— What you have to do —
For this exercise, repeat all of the material verbatim apart from its images.

+++ Dataset extract +++

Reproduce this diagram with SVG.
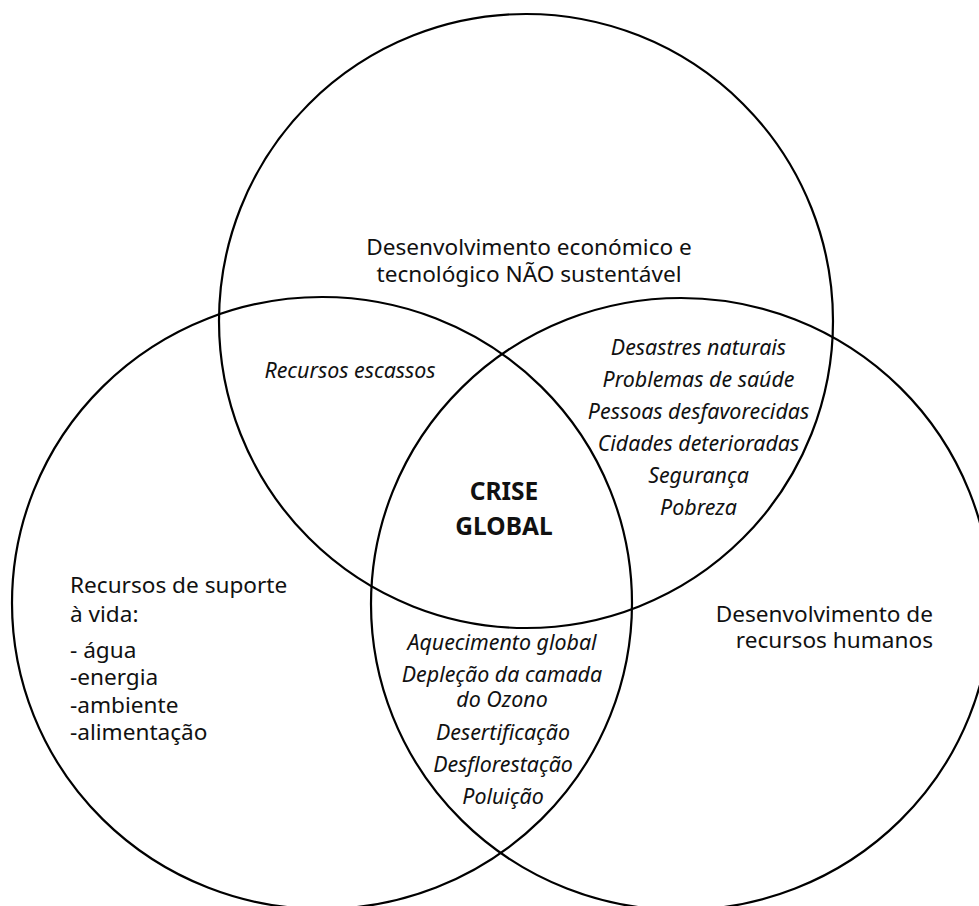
<svg xmlns="http://www.w3.org/2000/svg" width="979" height="906" viewBox="0 0 979 906">
  <style>
    .ring { fill: none; stroke: #000; stroke-width: 2.2; }
    .lbl { font-family: "Noto Sans", "DejaVu Sans", sans-serif; font-size: 22.6px; fill: #111; }
    .it { font-style: italic; font-size: 21.4px; }
    .mid { text-anchor: middle; }
    .end { text-anchor: end; }
    .bold { font-weight: bold; font-size: 24.5px; }
  </style>
  <rect width="979" height="906" fill="#fff"/>

  <!-- the three overlapping sets -->
  <g id="set-economic">
    <ellipse class="ring" cx="526" cy="321" rx="307" ry="307"/>
    <text class="lbl mid" x="529" y="255">Desenvolvimento económico e</text>
    <text class="lbl mid" x="529" y="282">tecnológico NÃO sustentável</text>
  </g>
  <g id="set-resources">
    <ellipse class="ring" cx="322" cy="603" rx="310" ry="306"/>
    <text class="lbl" x="70" y="593">Recursos de suporte</text>
    <text class="lbl" x="70" y="622">à vida:</text>
    <text class="lbl" x="70" y="658">- água</text>
    <text class="lbl" x="70" y="685">-energia</text>
    <text class="lbl" x="70" y="713">-ambiente</text>
    <text class="lbl" x="70" y="740">-alimentação</text>
  </g>
  <g id="set-human">
    <ellipse class="ring" cx="681" cy="604" rx="310" ry="306"/>
    <text class="lbl end" x="933" y="622">Desenvolvimento de</text>
    <text class="lbl end" x="933" y="648">recursos humanos</text>
  </g>

  <!-- overlap regions -->
  <g id="overlap-economic-resources">
    <text class="lbl it mid" x="350" y="378">Recursos escassos</text>
  </g>
  <g id="overlap-economic-human">
    <text class="lbl it mid" x="698.5" y="355">Desastres naturais</text>
    <text class="lbl it mid" x="698.5" y="387">Problemas de saúde</text>
    <text class="lbl it mid" x="698.5" y="419">Pessoas desfavorecidas</text>
    <text class="lbl it mid" x="698.5" y="451">Cidades deterioradas</text>
    <text class="lbl it mid" x="698.5" y="483">Segurança</text>
    <text class="lbl it mid" x="698.5" y="515">Pobreza</text>
  </g>
  <g id="overlap-resources-human">
    <text class="lbl it mid" x="502" y="650">Aquecimento global</text>
    <text class="lbl it mid" x="502" y="682">Depleção da camada</text>
    <text class="lbl it mid" x="502" y="707">do Ozono</text>
    <text class="lbl it mid" x="503" y="740">Desertificação</text>
    <text class="lbl it mid" x="503" y="772">Desflorestação</text>
    <text class="lbl it mid" x="503" y="804">Poluição</text>
  </g>
  <g id="center">
    <text class="lbl bold mid" x="504" y="500">CRISE</text>
    <text class="lbl bold mid" x="504" y="535">GLOBAL</text>
  </g>
</svg>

+++

— Exercise result —
Reproduce this diagram with SVG.
<svg xmlns="http://www.w3.org/2000/svg" width="979" height="906" viewBox="0 0 979 906">
  <style>
    .ring { fill: none; stroke: #000; stroke-width: 2.2; }
    .lbl { font-family: "Noto Sans", "DejaVu Sans", sans-serif; font-size: 22.6px; fill: #111; }
    .it { font-style: italic; font-size: 21.4px; }
    .mid { text-anchor: middle; }
    .end { text-anchor: end; }
    .bold { font-weight: bold; font-size: 24.5px; }
  </style>
  <rect width="979" height="906" fill="#fff"/>

  <!-- the three overlapping sets -->
  <g id="set-economic">
    <ellipse class="ring" cx="526" cy="321" rx="307" ry="307"/>
    <text class="lbl mid" x="529" y="255">Desenvolvimento económico e</text>
    <text class="lbl mid" x="529" y="282">tecnológico NÃO sustentável</text>
  </g>
  <g id="set-resources">
    <ellipse class="ring" cx="322" cy="603" rx="310" ry="306"/>
    <text class="lbl" x="70" y="593">Recursos de suporte</text>
    <text class="lbl" x="70" y="622">à vida:</text>
    <text class="lbl" x="70" y="658">- água</text>
    <text class="lbl" x="70" y="685">-energia</text>
    <text class="lbl" x="70" y="713">-ambiente</text>
    <text class="lbl" x="70" y="740">-alimentação</text>
  </g>
  <g id="set-human">
    <ellipse class="ring" cx="681" cy="604" rx="310" ry="306"/>
    <text class="lbl end" x="933" y="622">Desenvolvimento de</text>
    <text class="lbl end" x="933" y="648">recursos humanos</text>
  </g>

  <!-- overlap regions -->
  <g id="overlap-economic-resources">
    <text class="lbl it mid" x="350" y="378">Recursos escassos</text>
  </g>
  <g id="overlap-economic-human">
    <text class="lbl it mid" x="698.5" y="355">Desastres naturais</text>
    <text class="lbl it mid" x="698.5" y="387">Problemas de saúde</text>
    <text class="lbl it mid" x="698.5" y="419">Pessoas desfavorecidas</text>
    <text class="lbl it mid" x="698.5" y="451">Cidades deterioradas</text>
    <text class="lbl it mid" x="698.5" y="483">Segurança</text>
    <text class="lbl it mid" x="698.5" y="515">Pobreza</text>
  </g>
  <g id="overlap-resources-human">
    <text class="lbl it mid" x="502" y="650">Aquecimento global</text>
    <text class="lbl it mid" x="502" y="682">Depleção da camada</text>
    <text class="lbl it mid" x="502" y="707">do Ozono</text>
    <text class="lbl it mid" x="503" y="740">Desertificação</text>
    <text class="lbl it mid" x="503" y="772">Desflorestação</text>
    <text class="lbl it mid" x="503" y="804">Poluição</text>
  </g>
  <g id="center">
    <text class="lbl bold mid" x="504" y="500">CRISE</text>
    <text class="lbl bold mid" x="504" y="535">GLOBAL</text>
  </g>
</svg>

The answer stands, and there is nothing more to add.